DUBLIN: A Dublin firm set up during the crash by US hedge fund, Davidson Kempner, to pick up distressed financial assets across Europe paid just $125 in corporation tax last year on income derived from assets valued at $8 billion.
Accounts filed for Burlington Loan Management, which owns diverse assets such as stakes in failed Icelandic banks and loans secured on the Titanic Quarter in Belfast, show it had virtually no taxable income in 2015.
It was structured so that its profits would be wiped out by interest repayments to other entities abroad that have links to the US hedge fund. Burlington’s accounts list $192 million in “investment income” and about $500 million in “gains on derivative contracts”, but these were wiped out by the interest payments, leaving it with taxable income of $375, the same as 2014.
Burlington is a Section 110 special purpose vehicle (SPV), which are complex “brass plate” structures that were recently at the centre of political controversy following allegations in the Dáil that they facilitate wholesale tax avoidance by so-called “vulture funds”.
Ireland’s SPV regime was originally designed to attract global securitisation vehicles to Dublin’s financial district.
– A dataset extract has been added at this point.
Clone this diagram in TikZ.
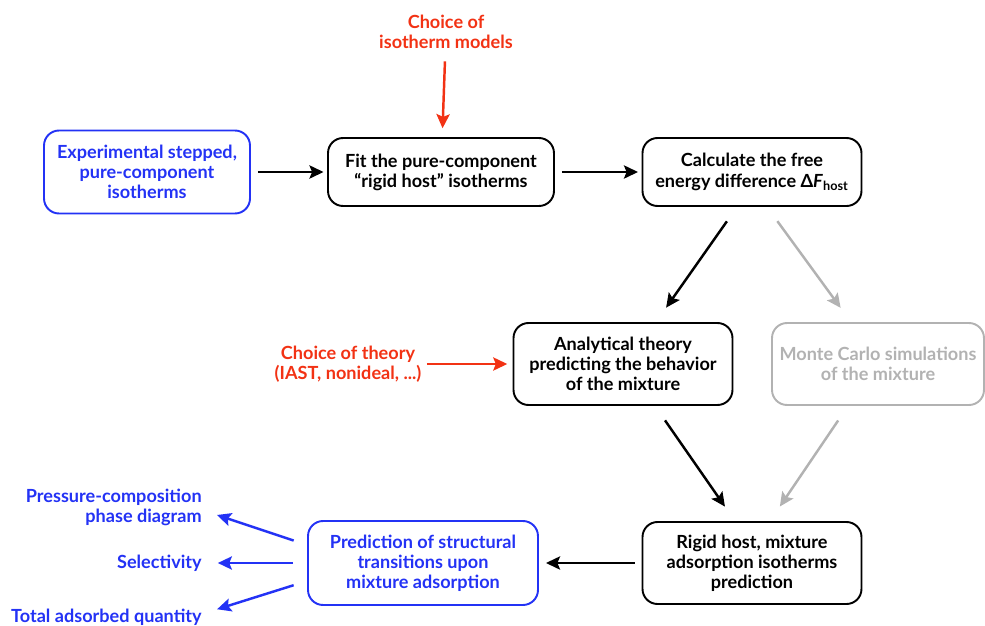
\documentclass[tikz,border=0pt]{standalone}
\usepackage{fontspec}
\setmainfont{Lato}
\usepackage{tikz}
\usetikzlibrary{arrows.meta,calc}

\definecolor{expblue}{RGB}{35,50,245}
\definecolor{choicered}{RGB}{242,50,20}
\definecolor{mcgray}{RGB}{178,178,178}

\begin{document}
\begin{tikzpicture}[x=0.02cm,y=-0.02cm,
  font=\bfseries\fontsize{10.3}{11.4}\selectfont,
  box/.style={draw,line width=1.1pt,rounded corners=0.3cm,align=center,inner sep=2pt},
  arr/.style={line width=1.4pt,-{Stealth[length=8pt,width=7.5pt,inset=1.5pt]}},
  label/.style={align=center,inner sep=0pt}]
\useasboundingbox (0,0) rectangle (985,626);

% Boxes
\node[box,expblue,minimum width=4.12cm,minimum height=1.66cm] (exp) at (147,172)
  {Experimental stepped,\\pure-component\\isotherms};
\node[box,minimum width=4.52cm,minimum height=1.36cm] (fit) at (441,172)
  {Fit the pure-component\\``rigid host'' isotherms};
\node[box,minimum width=4.38cm,minimum height=1.36cm] (free) at (752,172)
  {Calculate the free\\energy difference Δ\textit{F}\textsubscript{host}};
\node[box,minimum width=4.38cm,minimum height=1.64cm] (theory) at (623,364)
  {Analytical theory\\predicting the behavior\\of the mixture};
\node[box,mcgray,minimum width=4.24cm,minimum height=1.64cm] (mc) at (878,364)
  {Monte Carlo simulations\\of the mixture};
\node[box,minimum width=4.38cm,minimum height=1.64cm] (rigid) at (752,563)
  {Rigid host, mixture\\adsorption isotherms\\prediction};
\node[box,expblue,minimum width=4.6cm,minimum height=1.68cm] (pred) at (423,563)
  {Prediction of structural\\transitions upon\\mixture adsorption};

% Labels
\node[label,choicered] (models) at (446,32) {Choice of\\isotherm models};
\node[label,choicered] (choice) at (348,364) {Choice of theory\\(IAST, nonideal, ...)};
\node[label,expblue,anchor=east,align=right] (phase) at (202,507) {Pressure-composition\\phase diagram};
\node[label,expblue,anchor=east] (select) at (202,563) {Selectivity};
\node[label,expblue,anchor=east] (total) at (202,617) {Total adsorbed quantity};

% Main flow
\draw[arr,shorten <=4pt,shorten >=2pt] (exp) -- (fit);
\draw[arr,shorten <=4pt,shorten >=2pt] (fit) -- (free);
\draw[arr,shorten <=10pt,shorten >=10pt] ([xshift=-0.3cm]free.south) -- ([xshift=0.66cm]theory.north);
\draw[arr,mcgray,shorten <=10pt,shorten >=10pt] ([xshift=0.3cm]free.south) -- ([xshift=-0.54cm]mc.north);
\draw[arr,shorten <=10pt,shorten >=10pt] ([xshift=0.64cm]theory.south) -- ([xshift=-0.34cm]rigid.north);
\draw[arr,mcgray,shorten <=10pt,shorten >=10pt] ([xshift=-0.6cm]mc.south) -- ([xshift=0.36cm]rigid.north);
\draw[arr,shorten <=4pt,shorten >=4pt] (rigid) -- (pred);

% Choices
\draw[arr,choicered,shorten <=7pt,shorten >=5pt] (models) -- (fit);
\draw[arr,choicered,shorten <=3pt,shorten >=3pt] (choice) -- (theory);

% Outputs
\draw[arr,expblue,shorten <=8pt,shorten >=9pt] ([yshift=0.36cm]pred.west) -- ([yshift=-0.06cm]phase.east);
\draw[arr,expblue,shorten <=8pt,shorten >=9pt] (pred.west) -- (select.east);
\draw[arr,expblue,shorten <=8pt,shorten >=9pt] ([yshift=-0.36cm]pred.west) -- ([yshift=0.06cm]total.east);

\end{tikzpicture}
\end{document}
However, Social Democrats TD, Stephen Donnelly, recently alleged in the Dáil that SPVs were also being used to avoid tax on activities undertaken in Ireland. He cited the repeated investigation of the sector by The Irish Times.
The accounts for Burlington show that Irish assets account for 20 per cent of its $7.6 billion of “financial assets”, or roughly $1.52 billion.
About 19 per cent of its assets are listed as being in the UK, with 5 per cent in Iceland, 15 per cent in Germany, and the rest spread globally. Its investments include loans linked to the Belfast-registered Titanic Quarter, facilities that were due to expire at the endof 2016. It has also invested in the bonds of Icelandic banks, Glitnir and Kaupthing, and loans from Spain’s so-called “bad bank”, Sareb.